* [Supplied data]
-- -- --

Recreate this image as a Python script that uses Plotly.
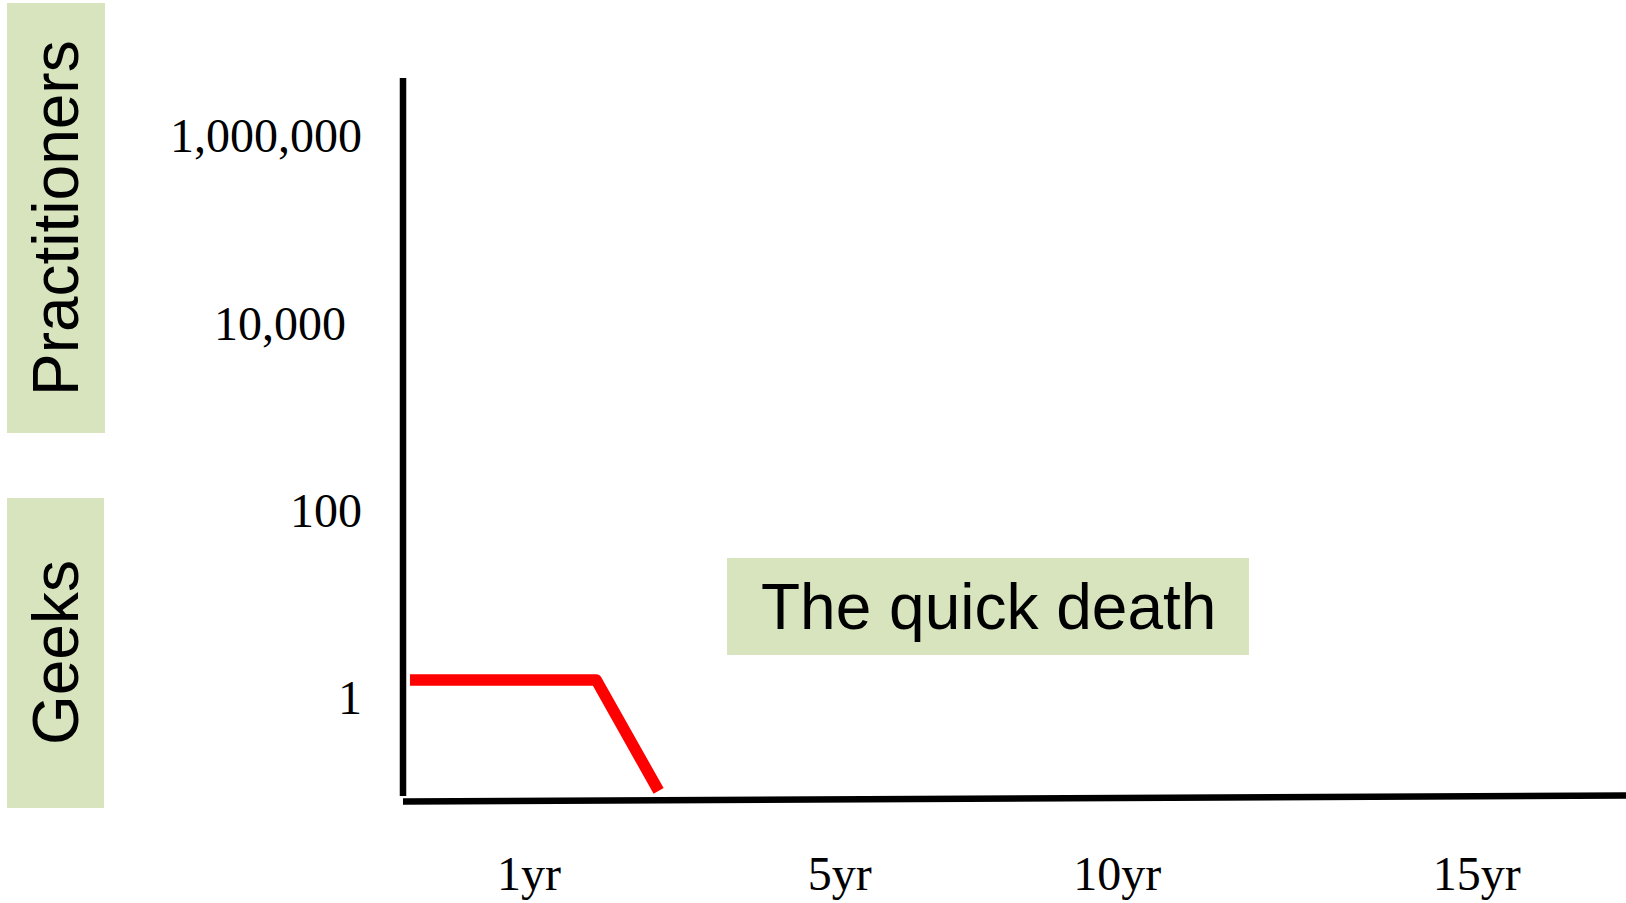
import plotly.graph_objects as go

# ---- data ----
timeline_pos = [0.57, 15.8, 20.9]          # position along the (unitless) time axis
adopters = [1.53, 1.53, 0.1]               # number of users (log scale)
x_tick_pos = [10.3, 35.7, 58.4, 87.8]
x_tick_text = ["1yr", "5yr", "10yr", "15yr"]
y_tick_vals = [1, 100, 10000, 1000000]
y_tick_text = ["1", "100", "10,000\u2004", "1,000,000"]
group_labels = ["Practitioners", "Geeks"]
callout = "The quick death"

# ---- layout geometry (pixels) ----
W, H = 1626, 903
L, R, T, B = 403, 0, 78, 102
PW, PH = W - L - R, H - T - B


def px(x):
    return (x - L) / PW


def py(y):
    return (H - B - y) / PH


GREEN = "#D7E4BD"

fig = go.Figure()
fig.add_trace(go.Scatter(
    x=timeline_pos, y=adopters, mode="lines",
    line=dict(color="#FF0000", width=11.5),
    showlegend=False, hoverinfo="skip",
))

shapes = [
    # y axis line
    dict(type="line", xref="paper", yref="paper", x0=px(403), x1=px(403), y0=py(796), y1=py(78),
         line=dict(color="black", width=6.5)),
    # x axis line (slightly tilted as in the original slide)
    dict(type="line", xref="paper", yref="paper", x0=px(403), x1=px(1626), y0=py(801.5), y1=py(795.5),
         line=dict(color="black", width=6.5)),
    # label boxes
    dict(type="rect", xref="paper", yref="paper", x0=px(7), x1=px(105), y0=py(433), y1=py(3),
         fillcolor=GREEN, line=dict(width=0), layer="below"),
    dict(type="rect", xref="paper", yref="paper", x0=px(7), x1=px(104), y0=py(808), y1=py(498),
         fillcolor=GREEN, line=dict(width=0), layer="below"),
    dict(type="rect", xref="paper", yref="paper", x0=px(727), x1=px(1249), y0=py(655), y1=py(558),
         fillcolor=GREEN, line=dict(width=0), layer="below"),
]

sans = "Liberation Sans, Arial, sans-serif"
serif = "Liberation Serif, Times New Roman, serif"

annotations = [
    dict(text=group_labels[0], xref="paper", yref="paper", x=px(56), y=py(218),
         textangle=-90, showarrow=False, xanchor="center", yanchor="middle",
         font=dict(family=sans, size=64, color="black")),
    dict(text=group_labels[1], xref="paper", yref="paper", x=px(56), y=py(653),
         textangle=-90, showarrow=False, xanchor="center", yanchor="middle",
         font=dict(family=sans, size=64, color="black")),
    dict(text=callout, xref="paper", yref="paper", x=px(988), y=py(607),
         showarrow=False, xanchor="center", yanchor="middle",
         font=dict(family=sans, size=64, color="black")),
]

fig.update_layout(
    width=W, height=H,
    margin=dict(l=L, r=R, t=T, b=B, pad=0, autoexpand=False),
    paper_bgcolor="white", plot_bgcolor="white",
    shapes=shapes, annotations=annotations,
    xaxis=dict(range=[0, 100], tickvals=x_tick_pos, ticktext=x_tick_text,
               showgrid=False, zeroline=False, showline=False, ticks="",
               automargin=False, ticklabelstandoff=40,
               tickfont=dict(family=serif, size=48, color="black")),
    yaxis=dict(type="log", range=[-1.108, 6.616], tickvals=y_tick_vals, ticktext=y_tick_text,
               showgrid=False, zeroline=False, showline=False, ticks="",
               automargin=False, ticklabelstandoff=40,
               tickfont=dict(family=serif, size=48, color="black")),
)

fig.write_html(
    "out.html",
    config={"displayModeBar": False},
    post_script="document.body.style.margin='0';document.body.style.overflow='hidden';"
                "document.querySelectorAll('.scatterlayer path.js-line').forEach(function(p){"
                "p.style.strokeLinejoin='round';});",
)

-- -- --

* [Requirement] Copy nothing but the lines from the top of the data down to the line containing "Serif, Times New", and leave the pictures out.

* [Worked answer]
Recreate this image as a Python script that uses Plotly.
import plotly.graph_objects as go

# ---- data ----
timeline_pos = [0.57, 15.8, 20.9]          # position along the (unitless) time axis
adopters = [1.53, 1.53, 0.1]               # number of users (log scale)
x_tick_pos = [10.3, 35.7, 58.4, 87.8]
x_tick_text = ["1yr", "5yr", "10yr", "15yr"]
y_tick_vals = [1, 100, 10000, 1000000]
y_tick_text = ["1", "100", "10,000\u2004", "1,000,000"]
group_labels = ["Practitioners", "Geeks"]
callout = "The quick death"

# ---- layout geometry (pixels) ----
W, H = 1626, 903
L, R, T, B = 403, 0, 78, 102
PW, PH = W - L - R, H - T - B


def px(x):
    return (x - L) / PW


def py(y):
    return (H - B - y) / PH


GREEN = "#D7E4BD"

fig = go.Figure()
fig.add_trace(go.Scatter(
    x=timeline_pos, y=adopters, mode="lines",
    line=dict(color="#FF0000", width=11.5),
    showlegend=False, hoverinfo="skip",
))

shapes = [
    # y axis line
    dict(type="line", xref="paper", yref="paper", x0=px(403), x1=px(403), y0=py(796), y1=py(78),
         line=dict(color="black", width=6.5)),
    # x axis line (slightly tilted as in the original slide)
    dict(type="line", xref="paper", yref="paper", x0=px(403), x1=px(1626), y0=py(801.5), y1=py(795.5),
         line=dict(color="black", width=6.5)),
    # label boxes
    dict(type="rect", xref="paper", yref="paper", x0=px(7), x1=px(105), y0=py(433), y1=py(3),
         fillcolor=GREEN, line=dict(width=0), layer="below"),
    dict(type="rect", xref="paper", yref="paper", x0=px(7), x1=px(104), y0=py(808), y1=py(498),
         fillcolor=GREEN, line=dict(width=0), layer="below"),
    dict(type="rect", xref="paper", yref="paper", x0=px(727), x1=px(1249), y0=py(655), y1=py(558),
         fillcolor=GREEN, line=dict(width=0), layer="below"),
]

sans = "Liberation Sans, Arial, sans-serif"
serif = "Liberation Serif, Times New Roman, serif"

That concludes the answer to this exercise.